Modelomics
Abstract
Modelomics is the practice of allocating AI intelligence efficiently to maximize business value while minimizing unnecessary cost, latency, and complexity.
Definition
Modelomics is the discipline of deciding how much intelligence a task needs, when to escalate, and what tradeoffs are acceptable in order to maximize business value.

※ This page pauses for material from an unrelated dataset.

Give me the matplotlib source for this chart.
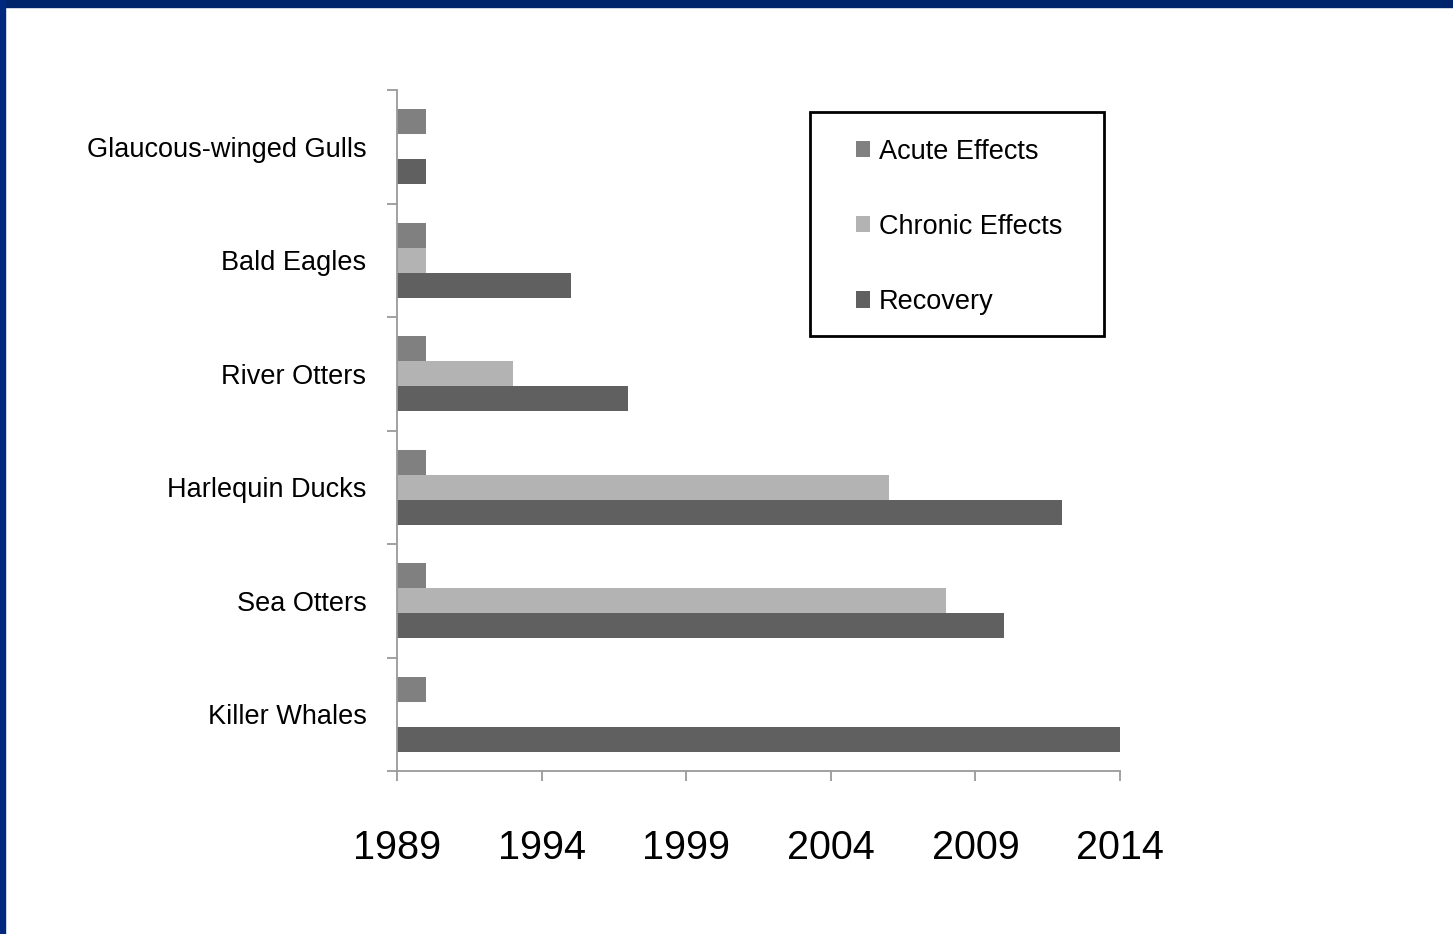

In practice, this means treating intelligence as a scarce resource and managing it with the same discipline used for capital, compute, and engineering effort.
First Vocabulary
- Modelomics
- Minimum Effective Intelligence (MEI)
- Intelligence Debt
- Return on Intelligence (RoI)
- Progressive Intelligence Escalation (PIE)
Problem Statement
AI systems are often discussed as though the model is the product. In practice, outcomes depend on data quality, prompting, retrieval, orchestration, evaluation, human review, and usage context. This creates a gap between model performance in isolation and system performance in reality.
Thesis
Modelomics argues that the correct unit of analysis is the intelligence allocation decision. A useful AI practice must explain:
- what intelligence is being allocated
- why it should be allocated
- how much intelligence is needed
- what it costs
- what Intelligence Debt it accumulates
Core Components
1. Manifesto
A philosophical stance: AI systems should be understandable, measurable, and improvable.
2. Framework
A structure for analyzing purpose, composition, quality, operations, and economics.
3. Maturity Model
A staged assessment from ad hoc practice to optimized practice.
4. Metrics
Measures for ROI, intelligence debt, and overall modelomics score.
5. Terminology
A shared vocabulary that reduces ambiguity across product, engineering, data, and governance teams.
Scope
Modelomics focuses on tradeoffs that materially affect business outcomes:
- where to apply intelligence
- how much intelligence to allocate
- when to escalate or stop
- how cost, latency, and complexity accumulate
- how to judge whether the tradeoff is still worth it
It does not replace research, benchmarking, prompt engineering, or model development. Instead, it connects the decision about where and how much intelligence should be used.
What Modelomics Adds
Modelomics adds a unifying layer that connects existing disciplines:
- evaluation science for measurement
- AI governance for accountability
- product analytics for business value
- systems engineering for integration thinking
- decision science for tradeoff analysis
Its distinct contribution is not that these elements are new, but that they are treated as one coherent analytical object.
Why It Matters
AI systems fail quietly when teams optimize isolated pieces without seeing the whole. An allocation choice may be sensible in one context and wasteful in another. A system may appear effective while cost, latency, or complexity silently accumulates. Modelomics is designed to surface those tradeoffs earlier.
Risks
The concept only remains useful if it avoids becoming vague or overextended. It needs:
- precise definitions
- concrete artifacts
- repeatable assessments
- empirical examples
Without those, it could collapse into another umbrella term.
Use Cases
Modelomics is useful for:
- launch readiness reviews
- system assessments
- governance conversations
- roadmap prioritization
- incident retrospectives
- vendor comparisons
Conclusion
Modelomics is best understood as a practical discipline for making AI allocation legible enough to manage and improve. Its value lies in joining value, cost, latency, complexity, and maturity into one working framework.